INPUT DATA |
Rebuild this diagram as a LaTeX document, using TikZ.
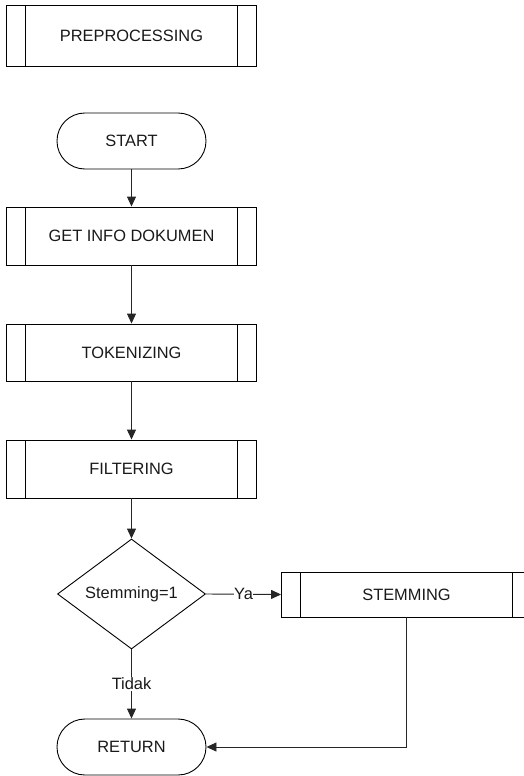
\documentclass[tikz,border=0pt]{standalone}
\usepackage{fontspec}
\setmainfont{Liberation Sans}
\usetikzlibrary{arrows.meta,shapes.geometric}

\tikzset{
  txt/.style={font=\fontsize{16.4}{19}\selectfont, text=black!90},
  base/.style={txt, draw=black, line width=0.9pt, inner sep=0pt},
  predef/.style={base, rectangle, minimum width=250pt,
    path picture={
      \draw[line width=0.9pt]
        ([xshift=19pt]path picture bounding box.north west) -- ([xshift=19pt]path picture bounding box.south west)
        ([xshift=-19pt]path picture bounding box.north east) -- ([xshift=-19pt]path picture bounding box.south east);
    }},
  terminal/.style={base, rectangle, rounded corners=27.9pt, minimum width=149pt, minimum height=56pt},
  decision/.style={base, diamond, minimum width=148pt, minimum height=110pt, aspect=1.35},
  flow/.style={line width=0.9pt, draw=black!85, -{Triangle[length=10pt,width=9pt]}},
  lbl/.style={txt, fill=white, inner sep=0.5pt}
}

\begin{document}
\begin{tikzpicture}[x=1pt, y=-1pt]
  \useasboundingbox (0,0) rectangle (524,776);

  % title block
  \node[predef, minimum height=61pt] (pre) at (131.5,36.3) {PREPROCESSING};

  % main flow
  \node[terminal] (start) at (131.5,141) {START};
  \node[predef, minimum height=58pt] (get) at (131.5,236) {GET INFO DOKUMEN};
  \node[predef, minimum height=57pt] (tok) at (131.5,352.5) {TOKENIZING};
  \node[predef, minimum height=58pt] (filt) at (131.5,469) {FILTERING};
  \node[decision] (dec) at (131.5,594) {Stemming=1};
  \node[predef, minimum height=45pt] (stem) at (406.5,594.5) {STEMMING};
  \node[terminal] (ret) at (131.5,747) {RETURN};

  \coordinate (corner) at (stem.south |- ret.east);

  \draw[flow] (start) -- (get);
  \draw[flow] (get) -- (tok);
  \draw[flow] (tok) -- (filt);
  \draw[flow] (filt) -- (dec);
  \draw[flow] (dec.east) -- node[lbl] {Ya} (stem.west);
  \draw[flow] (dec.south) -- node[lbl] {Tidak} (ret.north);
  \draw[flow] (stem.south) -- (corner) -- (ret.east);
\end{tikzpicture}
\end{document}
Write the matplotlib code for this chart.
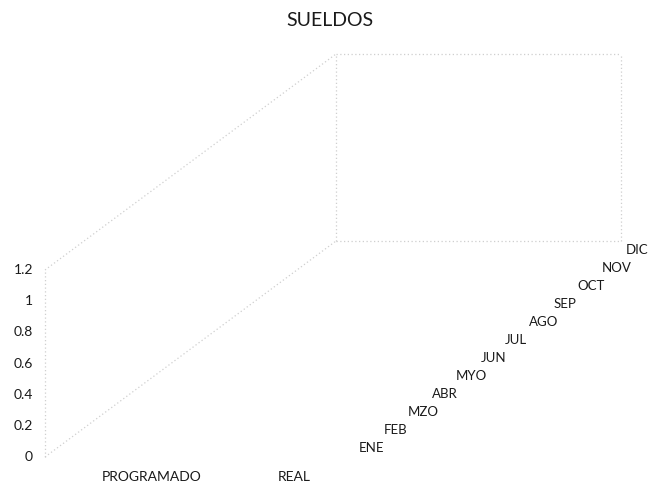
import numpy as np
import matplotlib
matplotlib.use("Agg")
from matplotlib import pyplot as plt
from matplotlib.patches import Polygon

plt.rcParams['font.family'] = ['Lato', 'DejaVu Sans']

# data
title = "SUELDOS"
series = ["PROGRAMADO", "REAL"]
months = ["ENE", "FEB", "MZO", "ABR", "MYO", "JUN",
          "JUL", "AGO", "SEP", "OCT", "NOV", "DIC"]
programado = [0, 0, 0, 0, 0, 0, 0, 0, 0, 0, 0, 0]
real = [0, 0, 0, 0, 0, 0, 0, 0, 0, 0, 0, 0]
yticks = [0, 0.2, 0.4, 0.6, 0.8, 1, 1.2]
ymax = 1.2

# oblique 3d frame (pixel space)
ox, oy = 45, 457
width = 285
dx, dy = 291, -216
height = 187


def proj(c, d, v):
    x = ox + c * width / len(series) + d * dx / len(months)
    y = oy - v * height / ymax + d * dy / len(months)
    return x, y


fig = plt.figure(figsize=(6.48, 4.87), dpi=100)
ax = fig.add_axes([0, 0, 1, 1])
ax.set_xlim(0, 648)
ax.set_ylim(487, 0)
ax.axis('off')

line_kw = dict(color='#cfcfcf', lw=0.9, ls=(0, (1, 2)))
nc, nd = len(series), len(months)
edges = [
    ((0, 0, 0), (0, 0, ymax)),        # value axis
    ((0, 0, 0), (0, nd, 0)),          # floor left edge
    ((0, 0, ymax), (0, nd, ymax)),    # left wall top
    ((0, nd, 0), (0, nd, ymax)),      # back wall left
    ((0, nd, ymax), (nc, nd, ymax)),  # back wall top
    ((nc, nd, 0), (nc, nd, ymax)),    # back wall right
    ((0, nd, 0), (nc, nd, 0)),        # back wall bottom
]
for a, b in edges:
    x0, y0 = proj(*a)
    x1, y1 = proj(*b)
    ax.plot([x0, x1], [y0, y1], **line_kw)

# columns (all zero)
for ci, vals in enumerate([programado, real]):
    for di, v in enumerate(vals):
        pts = [proj(ci + 0.2, di + 0.2, v), proj(ci + 0.8, di + 0.2, v),
               proj(ci + 0.8, di + 0.8, v), proj(ci + 0.2, di + 0.8, v)]
        ax.add_patch(Polygon(pts, closed=True, facecolor='#4f81bd',
                             edgecolor='none', alpha=1 if v > 0 else 0))

# value labels
for t in yticks:
    x, y = proj(0, 0, t)
    ax.text(x - 12, y, f"{t:g}", ha='right', va='center', fontsize=10, color='#1a1a1a')

# category labels
for ci, s in enumerate(series):
    x, y = proj(ci + 0.5, 0, 0)
    ax.text(x + 35, y + 20, s, ha='center', va='center', fontsize=10, color='#1a1a1a')

# depth labels
for di, m in enumerate(months):
    x, y = proj(nc, di + 0.5, 0)
    ax.text(x + 17, y, m, ha='left', va='center', fontsize=9.5, color='#1a1a1a')

ax.text(330, 20, title, ha='center', va='center', fontsize=14, color='#1a1a1a')

fig.savefig("out.png", dpi=100)
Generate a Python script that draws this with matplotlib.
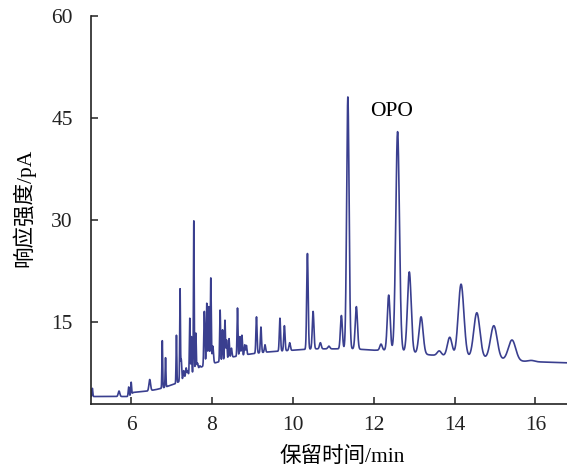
import numpy as np
import matplotlib
matplotlib.use("Agg")
import matplotlib.pyplot as plt

plt.rcParams['font.family'] = ['Liberation Serif', 'Noto Sans CJK SC', 'DejaVu Sans']

# Baseline knots (retention time, pA)
base_t = [5.0, 5.95, 6.05, 6.4, 6.6, 6.75, 6.95, 7.1, 7.35, 7.65, 7.8, 8.05, 8.3, 8.5,
          8.9, 9.3, 9.5, 10.0, 10.5, 11.0, 11.5, 12.0, 12.5, 13.0, 13.4, 13.7, 14.0,
          14.5, 15.0, 15.6, 16.0, 16.78]
base_y = [4.1, 4.1, 4.7, 4.9, 5.1, 5.3, 5.7, 6.0, 6.9, 8.2, 8.6, 9.0, 9.4, 9.9,
          10.3, 10.6, 10.7, 10.9, 11.1, 11.1, 11.1, 10.9, 10.9, 10.5, 10.2, 10.1, 9.9,
          9.8, 9.6, 9.3, 9.2, 9.05]

# Peaks: apex retention time (min), apex response (pA), width (min)
peak_t = [5.04, 5.70, 5.94, 6.00, 6.46, 6.77, 6.85, 7.12, 7.21, 7.24, 7.30, 7.36, 7.40,
          7.45, 7.49, 7.55, 7.60, 7.64, 7.70, 7.81, 7.87, 7.92, 7.97, 8.02, 8.20, 8.26, 8.32,
          8.36, 8.42, 8.48, 8.63, 8.69, 8.74, 8.81, 8.85, 9.10, 9.21, 9.31, 9.68, 9.79,
          9.92, 10.36, 10.50, 10.68, 10.89, 11.20, 11.36, 11.57, 12.18, 12.37,
          12.59, 12.88, 13.17, 13.62, 13.88, 14.16, 14.55, 14.97, 15.42, 15.90]
peak_y = [5.3, 4.9, 5.5, 6.2, 6.6, 12.3, 9.8, 13.1, 19.9, 9.5, 7.9, 8.3, 7.8,
          15.6, 12.9, 29.9, 13.4, 9.0, 8.6, 16.6, 17.8, 17.3, 21.5, 11.5, 16.8, 13.9, 15.3,
          12.4, 12.6, 11.2, 17.1, 12.9, 13.1, 11.7, 11.6, 15.8, 14.3, 11.7, 15.6, 14.5,
          12.0, 25.1, 16.6, 12.0, 11.5, 16.0, 48.1, 17.3, 11.8, 19.0,
          43.0, 22.4, 15.8, 10.8, 12.8, 20.6, 16.4, 14.5, 12.4, 9.4]
peak_w = [0.010, 0.020, 0.012, 0.010, 0.020, 0.009, 0.009, 0.009, 0.009, 0.010, 0.014, 0.014, 0.012,
          0.010, 0.009, 0.009, 0.010, 0.014, 0.014, 0.013, 0.012, 0.012, 0.011, 0.016, 0.011, 0.011, 0.011,
          0.012, 0.012, 0.014, 0.011, 0.012, 0.012, 0.012, 0.012, 0.014, 0.014, 0.015, 0.015, 0.016,
          0.018, 0.018, 0.020, 0.022, 0.025, 0.024, 0.030, 0.028, 0.030, 0.034,
          0.045, 0.046, 0.050, 0.050, 0.058, 0.070, 0.076, 0.082, 0.090, 0.080]

x_ticks = [6, 8, 10, 12, 14, 16]
y_ticks = [15, 30, 45, 60]
x_label = "保留时间/min"
y_label = "响应强度/pA"
annot_text = "OPO"
annot_pos = (12.44, 46.0)

t = np.arange(5.0, 16.78, 0.002)
signal = np.interp(t, base_t, base_y)
for pt, py, pw in zip(peak_t, peak_y, peak_w):
    amp = py - np.interp(pt, base_t, base_y)
    signal = signal + amp * np.exp(-0.5 * ((t - pt) / pw) ** 2)

fig = plt.figure(figsize=(5.67, 4.69), dpi=100)
ax = fig.add_axes([0.160, 0.1386, 0.840, 0.8274])
ax.plot(t, signal, color='#3a3f8f', lw=1.2)

ax.set_xlim(5.0, 16.78)
ax.set_ylim(3.0, 60.0)
ax.set_xticks(x_ticks)
ax.set_yticks(y_ticks)
ax.spines['top'].set_visible(False)
ax.spines['right'].set_visible(False)
for s in ('left', 'bottom'):
    ax.spines[s].set_linewidth(1.2)
    ax.spines[s].set_color('#222222')
ax.tick_params(axis='both', direction='in', length=5, width=1.1, labelsize=15.5, colors='#222222')
ax.tick_params(axis='x', pad=9)
ax.tick_params(axis='y', pad=13)

ax.set_xlabel(x_label, fontsize=15.5)
ax.xaxis.set_label_coords(0.527, -0.11)
ax.set_ylabel(y_label, fontsize=15.5)
ax.yaxis.set_label_coords(-0.117, 0.506)

ax.text(annot_pos[0], annot_pos[1], annot_text, fontsize=15.5, ha='center', va='center')

fig.savefig('out.png', dpi=100)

WHAT TO WORK ON | Could you repeat exactly the lines from the first one of the records above through the line containing "(stem.south |- ret.east);", leaving out any pictures?

TASK SOLUTION |
Rebuild this diagram as a LaTeX document, using TikZ.
\documentclass[tikz,border=0pt]{standalone}
\usepackage{fontspec}
\setmainfont{Liberation Sans}
\usetikzlibrary{arrows.meta,shapes.geometric}

\tikzset{
  txt/.style={font=\fontsize{16.4}{19}\selectfont, text=black!90},
  base/.style={txt, draw=black, line width=0.9pt, inner sep=0pt},
  predef/.style={base, rectangle, minimum width=250pt,
    path picture={
      \draw[line width=0.9pt]
        ([xshift=19pt]path picture bounding box.north west) -- ([xshift=19pt]path picture bounding box.south west)
        ([xshift=-19pt]path picture bounding box.north east) -- ([xshift=-19pt]path picture bounding box.south east);
    }},
  terminal/.style={base, rectangle, rounded corners=27.9pt, minimum width=149pt, minimum height=56pt},
  decision/.style={base, diamond, minimum width=148pt, minimum height=110pt, aspect=1.35},
  flow/.style={line width=0.9pt, draw=black!85, -{Triangle[length=10pt,width=9pt]}},
  lbl/.style={txt, fill=white, inner sep=0.5pt}
}

\begin{document}
\begin{tikzpicture}[x=1pt, y=-1pt]
  \useasboundingbox (0,0) rectangle (524,776);

  % title block
  \node[predef, minimum height=61pt] (pre) at (131.5,36.3) {PREPROCESSING};

  % main flow
  \node[terminal] (start) at (131.5,141) {START};
  \node[predef, minimum height=58pt] (get) at (131.5,236) {GET INFO DOKUMEN};
  \node[predef, minimum height=57pt] (tok) at (131.5,352.5) {TOKENIZING};
  \node[predef, minimum height=58pt] (filt) at (131.5,469) {FILTERING};
  \node[decision] (dec) at (131.5,594) {Stemming=1};
  \node[predef, minimum height=45pt] (stem) at (406.5,594.5) {STEMMING};
  \node[terminal] (ret) at (131.5,747) {RETURN};

  \coordinate (corner) at (stem.south |- ret.east);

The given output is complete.